Ele reiterou que, apesar de o Brasil ter um patamar de juros reais elevado, o ministério aposta na reforma tributária, no novo arcabouço fiscal e em uma política sólida de acompanhamento de gastos que possa estabilizar a dívida pública do país para convencer o BC a reduzir os juros.
“Essas medidas têm potencial de reduzir o prêmio de risco, aumentar o PIB potencial e reduzir a taxa de juros neutra, o que cria um processo de estabilização da dívida”, disse Mello.
Incertezas
Esse é o discurso que o mercado financeiro espera, mas que não encontra eco nas declarações de Lula. No papel de político, no entanto, é normal que haja questionamentos do presidente para as condições financeiras na ponta, para população.
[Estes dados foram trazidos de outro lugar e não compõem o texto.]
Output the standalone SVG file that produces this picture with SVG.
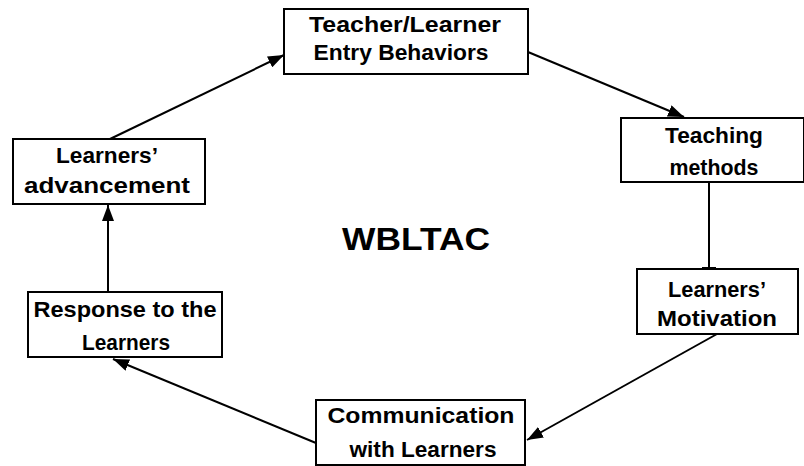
<svg xmlns="http://www.w3.org/2000/svg" width="804" height="466" viewBox="0 0 804 466">
<style>
.box{fill:#fff;stroke:#000;stroke-width:2}
.lbl{font-family:"Liberation Sans",Arial,sans-serif;font-weight:bold;font-size:22px;fill:#000;text-anchor:middle}
.title{font-family:"Liberation Sans",Arial,sans-serif;font-weight:bold;font-size:32px;fill:#000;text-anchor:middle}
.con{stroke:#000;stroke-width:2;fill:none}
</style>
<defs>
<marker id="ah" viewBox="0 0 16 12" refX="16" refY="6" markerWidth="16" markerHeight="12" markerUnits="userSpaceOnUse" orient="auto">
<path d="M0,0 L16,6 L0,12 Z" fill="#000"/>
</marker>
</defs>
<g id="connectors">
<line class="con" x1="528" y1="52" x2="684" y2="117" marker-end="url(#ah)"/>
<line class="con" x1="709" y1="182" x2="709" y2="268"/>
<line class="con" x1="702" y1="268" x2="716" y2="268"/>
<line class="con" x1="717" y1="334" x2="527" y2="440" marker-end="url(#ah)"/>
<line class="con" x1="316" y1="443" x2="113" y2="359" marker-end="url(#ah)"/>
<line class="con" x1="108" y1="292" x2="108" y2="205" marker-end="url(#ah)"/>
<line class="con" x1="110" y1="139" x2="284" y2="55" marker-end="url(#ah)"/>
</g>
<g id="entry">
<rect class="box" x="284" y="9" width="244" height="65"/>
<text class="lbl" x="405" y="32" textLength="192" lengthAdjust="spacingAndGlyphs">Teacher/Learner</text>
<text class="lbl" x="401" y="60" textLength="175" lengthAdjust="spacingAndGlyphs">Entry Behaviors</text>
</g>
<g id="teaching">
<rect class="box" x="621" y="118" width="183" height="64"/>
<text class="lbl" x="714" y="143" textLength="98" lengthAdjust="spacingAndGlyphs">Teaching</text>
<text class="lbl" x="714" y="175" textLength="89" lengthAdjust="spacingAndGlyphs">methods</text>
</g>
<g id="motivation">
<rect class="box" x="637" y="269" width="161" height="65"/>
<text class="lbl" x="717" y="297" textLength="98" lengthAdjust="spacingAndGlyphs">Learners’</text>
<text class="lbl" x="717" y="326" textLength="120" lengthAdjust="spacingAndGlyphs">Motivation</text>
</g>
<g id="communication">
<rect class="box" x="316" y="400" width="209" height="65"/>
<text class="lbl" x="421" y="423" textLength="187" lengthAdjust="spacingAndGlyphs">Communication</text>
<text class="lbl" x="423" y="457" textLength="147" lengthAdjust="spacingAndGlyphs">with Learners</text>
</g>
<g id="response">
<rect class="box" x="28" y="292" width="194" height="65"/>
<text class="lbl" x="125" y="317" textLength="183" lengthAdjust="spacingAndGlyphs">Response to the</text>
<text class="lbl" x="126" y="350" textLength="88" lengthAdjust="spacingAndGlyphs">Learners</text>
</g>
<g id="advancement">
<rect class="box" x="13" y="139" width="192" height="65"/>
<text class="lbl" x="107" y="163" textLength="102" lengthAdjust="spacingAndGlyphs">Learners’</text>
<text class="lbl" x="107" y="193" textLength="166" lengthAdjust="spacingAndGlyphs">advancement</text>
</g>
<g id="title">
<text class="title" x="416" y="250" textLength="148" lengthAdjust="spacingAndGlyphs">WBLTAC</text>
</g>
</svg>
“Quando ele diz que o Brasil tem a maior taxa de juros reais do mundo, ele tem razão. E ele também pode questionar por que não há uma resposta ao esforço do ministro da Fazenda, que adiantou alguns planos de política fiscal”, afirma Tony Volpon, economista e ex-diretor do BC.
Para Volpon, o comunicado do BC mostra que a entidade absorveu as incertezas do mercado com relação às medidas do novo governo. E que parte do erro que gera essa tensão é a relação fria entre as partes.
“Se houvesse uma melhor comunicação entre BC, Fazenda e Presidência, ficaria mais claro que a metodologia pede esse resultado, mas que as medidas prometidas pelo governo abrem uma janela para queda de juros”, diz.
“Pelo bem de todos, precisa haver esse entendimento. O BC não pode se esconder atrás de uma muralha porque agora que tem autonomia operacional.”